“I’ve been on the OLC board for over two years this year. I got involved initially through a friend; I told her that I wanted to do some more volunteer work. I had done a lot of volunteering with the Center for Equality and the Red Cross, but I had stopped because I was concentrating on grad school. She said, ‘You read a lot.’ I said, ‘Yes.’ She said, ‘You know literacy’s important, right?’ I was like, ‘Of course it’s important!’ She said, ‘You can get involved [at OLC], I can make that connection.’

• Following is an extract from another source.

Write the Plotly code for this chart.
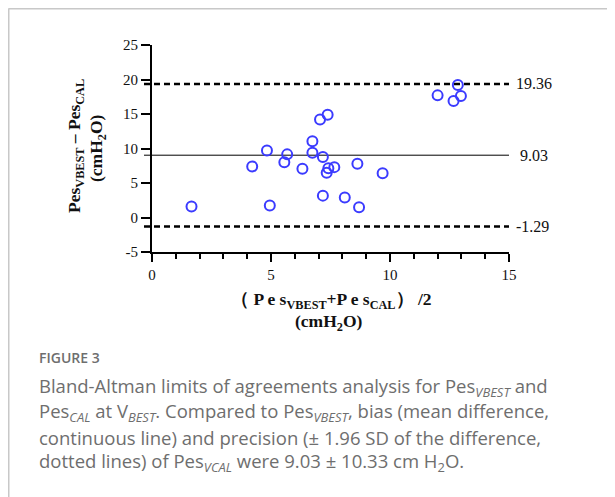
import plotly.graph_objects as go

# ---- data ----
mean_vals = [12.85, 12.00, 12.67, 12.98, 7.38, 7.06, 6.74, 4.83, 5.68, 6.74, 7.18, 4.21,
             5.56, 6.32, 7.41, 7.34, 7.66, 8.63, 9.69, 7.18, 8.10, 8.70, 4.95, 1.66]
diff_vals = [19.2, 17.7, 16.9, 17.6, 14.9, 14.2, 11.05, 9.7, 9.15, 9.4, 8.76, 7.4,
             8.0, 7.05, 7.15, 6.5, 7.3, 7.8, 6.4, 3.17, 2.9, 1.5, 1.75, 1.6]
bias = 9.03
upper_loa = 19.36
lower_loa = -1.29
x_ticks = [0, 5, 10, 15]
y_ticks = [-5, 0, 5, 10, 15, 20, 25]
y_tick_text = ["-5", "0", "5", "10", "15", "20", "25"]

W, H = 615, 497          # browser window
OFF = 8                  # default page margin of the html body
L, R, T, B = 152, 509, 45, 252   # plot area in window pixels


def px(xp):
    return (xp - L) / (R - L)


def py(yp):
    return (B - yp) / (B - T)


serif = "Liberation Serif, Times New Roman, serif"
sans = "Open Sans, Noto Sans, sans-serif"
cap_col = "#6e6e6e"

fig = go.Figure()
fig.add_trace(go.Scatter(
    x=mean_vals, y=diff_vals, mode="markers",
    marker=dict(symbol="circle-open", size=10, color="#3b3bff", line=dict(width=2, color="#3b3bff")),
    showlegend=False, hoverinfo="x+y"))

shapes = []
for val, dash, wdt in [(upper_loa, "6px,4px", 2.5), (lower_loa, "6px,4px", 2.5), (bias, "solid", 1)]:
    shapes.append(dict(type="line", xref="paper", yref="y", x0=px(144), x1=1, y0=val, y1=val,
                       line=dict(color="black", width=wdt, dash=dash), layer="below"))
# figure frame (top and left grey rules)
shapes.append(dict(type="line", xref="paper", yref="paper", x0=px(8.5), x1=px(W + 5), y0=py(8.5), y1=py(8.5),
                   line=dict(color="#c8c8c8", width=2)))
shapes.append(dict(type="line", xref="paper", yref="paper", x0=px(8.5), x1=px(8.5), y0=py(8.5), y1=py(H + 5),
                   line=dict(color="#c8c8c8", width=2)))

ann = []
for val, txt in [(upper_loa, "19.36"), (bias, " 9.03"), (lower_loa, "-1.29")]:
    ann.append(dict(xref="paper", yref="y", x=1, y=val, text=txt, showarrow=False,
                    xanchor="left", yanchor="middle", xshift=5,
                    font=dict(family=serif, size=16, color="#111")))

# axis titles
tfont = dict(family=serif, size=17.5, color="#111")
ann.append(dict(xref="paper", yref="paper", x=px(75), y=py(146), textangle=-90, showarrow=False,
                text="<b>Pes<sub>VBEST</sub> – Pes<sub>CAL</sub></b>",
                font=tfont, xanchor="center", yanchor="middle"))
ann.append(dict(xref="paper", yref="paper", x=px(97), y=py(148), textangle=-90, showarrow=False,
                text="<b>(cmH<sub>2</sub>O)</b>",
                font=tfont, xanchor="center", yanchor="middle"))
ann.append(dict(xref="paper", yref="paper", x=px(331), y=py(300), showarrow=False,
                text="<b>（ P e s<sub>VBEST</sub>+P e s<sub>CAL</sub>） /2</b>",
                font=tfont, xanchor="center", yanchor="middle"))
ann.append(dict(xref="paper", yref="paper", x=px(329), y=py(322), showarrow=False,
                text="<b>(cmH<sub>2</sub>O)</b>",
                font=tfont, xanchor="center", yanchor="middle"))

# caption
ann.append(dict(xref="paper", yref="paper", x=px(37), y=py(357), showarrow=False,
                text="FIGURE 3", xanchor="left", yanchor="middle",
                font=dict(family=sans, size=14, color=cap_col, weight=600)))
cap_lines = [
    "Bland-Altman limits of agreements analysis for Pes<sub><i>VBEST</i></sub> and",
    "Pes<sub><i>CAL</i></sub> at V<sub><i>BEST</i></sub>. Compared to Pes<sub><i>VBEST</i></sub>, bias (mean difference,",
    "continuous line) and precision (± 1.96 SD of the difference,",
    "dotted lines) of Pes<sub><i>VCAL</i></sub> were 9.03 ± 10.33 cm H<sub>2</sub>O.",
]
for i, line in enumerate(cap_lines):
    ann.append(dict(xref="paper", yref="paper", x=px(37), y=py(387 + 25 * i), showarrow=False,
                    text=line, xanchor="left", yanchor="middle",
                    font=dict(family=sans, size=18.5, color=cap_col)))

fig.update_layout(
    width=W - OFF, height=H - OFF,
    margin=dict(l=L - OFF, r=W - R, t=T - OFF, b=H - B),
    paper_bgcolor="white", plot_bgcolor="white",
    shapes=shapes, annotations=ann,
    xaxis=dict(range=[0, 15], tickvals=x_ticks, ticks="outside", ticklen=8, tickwidth=2,
               tickcolor="black", showline=True, linecolor="black", linewidth=2,
               showgrid=False, zeroline=False,
               minor=dict(dtick=1, ticks="outside", ticklen=5, tickwidth=2, tickcolor="black"),
               tickfont=dict(family=serif, size=15, color="#111")),
    yaxis=dict(range=[-5, 25], tickvals=y_ticks, ticktext=y_tick_text, ticks="outside", ticklen=9,
               tickwidth=2, tickcolor="black", showline=True, linecolor="black", linewidth=2,
               showgrid=False, zeroline=False,
               tickfont=dict(family=serif, size=15, color="#111")),
)

fig.write_html("out.html")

I joined as a general board member, then I was elected secretary. When it was time to get a new slate of officers, it was actually proposed to me to consider [being Chair], and I decided to do it because I thought it would be a good way to learn what it was like. I’ve done a lot of nonprofit work, but this is my first time on a board. I joke around, like, ‘You guys must be pretty desperate if you want me to do it,’ because I’ve never chaired a board before, but I’m happy that they’re trusting me. I see Ozark Literacy Council really engaging our donors and gaining more than we’ve ever had. We should be more visible, more seen. I think we need that, because the work we do is so important. The people that come into the building, it’s like a family, for sure. I know what it’s like to feel like an outsider. So if you come in and it’s like a home, I just want that for even more people. I see the program growing, and I’d just like to see more of that. Considering the small staff we have and all the volunteer work that goes in, we make a huge impact.
Literacy, to me, is a way to understand and empower. For instance, if you can’t understand the language in documents or the things in your world that really affect your life, it really diminishes your access to resources. I think of our Tyson program, where we have people who are working really hard and supporting their families. There are just parts of the culture that they work in, the business that they work in, that they just weren’t able to understand because of the language barrier. So, I think that it’s about quality of life, but also about fully understanding what’s going on around you.
My favorite author is Neil Gaiman. Reading is like an escape for me, and he has a way of writing that really turns off the outside world. I like that. Also, some of the language he uses is very intellectual and next-level. I’ve been reading his books before and come across a word I don’t know and I’m like, ‘I’m going to go look that up.’ It makes me smarter, it just does. And it’s cool to be smarter.”